This World Mission Sunday, many people wonder where the world is going. A story about Supreme Court justice Oliver Wendell Holmes came to my mind. The busy judge boarded a train but couldn’t find his ticket. The conductor reassured him, saying “You can send us the ticket after you reach your destination.” Holmes replied, “The problem is not ‘where’s my ticket?’ but ‘where am I going?’”
With so many global conflicts and so much disarray in congress, I am calling on the serenity prayer more often: “God grant me the serenity to accept the things I cannot change, the courage to change the things I can, and the wisdom to know the difference…trusting that God will make all things right.”
The word of God describes the sixth century before Jesus, when the King of Persia (Iran today) set the Jews free, so they could return to their homeland and rebuild. The author proclaims that there is no God comparable to the God of Israel, who works even through Cyrus of Persia.
The author here may be asking us: do we recognize the presence of God even in the least likely people and places? The Spirit of God breathes wherever it wills.
Paul in his letter to the Thessalonians in Greece prays that God will continue to grace them because of their fidelity to the gospel way of life. Christ lives and breathes in the community by the power of the Spirit and strengthens them in their faith, hope and love.
Paul's prayer is ours: that Christ grace us so that we may be ever faithful.
In the Gospel, the Jews are prisoners again. They had to pay tax to their oppressors and to use coinage bearing the image of the Roman emperor and ascribimg divine status to him—blasphemy.
The opponents of Jesus pose a tricky question: should they pay the tax or not? If Jesus says, “Yes,” he'll anger his Jewish followers; if he says, “No,” he'll be liable to death for treason. But Jesus, recognizing his opponents' hypocrisy, answers in a carefully nuanced fashion: if you benefit from Caesar, you ought to pay for the benefits; however, you should give to God what is God's by right.
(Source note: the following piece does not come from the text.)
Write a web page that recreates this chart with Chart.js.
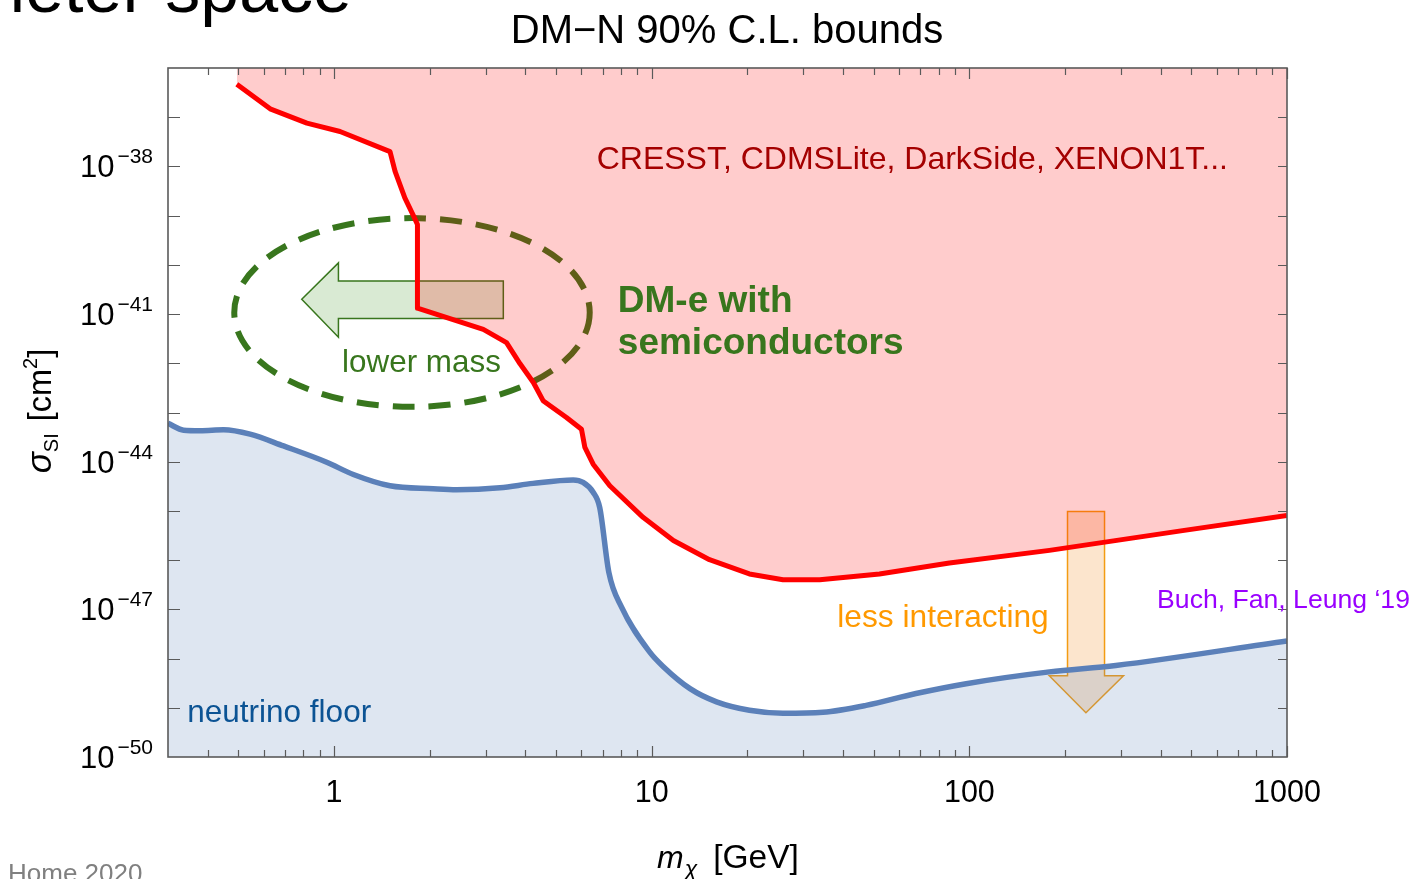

The religious leaders knew what Jesus meant: we are made in God's image, and we are to give ourselves completely to God.
A proverb from India says that every person is like a house with four rooms – a physical room, a mental room, an emotional room, and a spiritual room. There’s also an intriguing memoir titled A House with Four Rooms: a great kitchen; a library with the best books; a studio for crafts; and a high-tech room.
Imagine being so focused on one room that it becomes the only room we live in: so immersed in cooking that we never read; so plugged into toys that we never enjoy a dinner; or so engrossed in work that we don’t really connect with people close to us.
God asks us to allow God’s presence to permeate every dimension of life: physical, mental, emotional and spiritual. Masters of Christian spirituality say that practicing this is an art. Where better to develop it than in the liturgy.
Yes, the living Christ is present as we gather in his name. He dwells in each of us, through Baptism and a life of discipleship. Moreover, we are connected through the mystical body of Christ.
The living Christ invites us to worship our heavenly Father in the songs we sing, the prayers we pray and the sacrament we celebrate. We experience Christ’s presence in the word of God. Yes, listen with open ears and open hearts, because Christ has a word, perhaps a single word, that is meant for each of us, a word that hits home.
Christ reveals his presence sacramentally in his body and blood. Yes, he offers himself as nourishment: a personal and yet a communal moment in which we are united with Christ through his mystical body worldwide.
If we experience the presence of the living Christ as we gather to worship, as we listen attentively to the word of God, and as we partake in a communion uniting us to Christ, then we will be able to practice the presence of God more fruitfully in the various “rooms” of our life.
I conclude with a story about parents tucking their children in at night and asking: “Where did you meet God today?” The children reply: a teacher helped me; I held the door for someone; I saw a garden with lots of flowers. The parents say where they met God too. The stuff of the day becomes the substance of family prayer.
May we be ever more open to the presence of God and may God's presence permeate every dimension of our lives.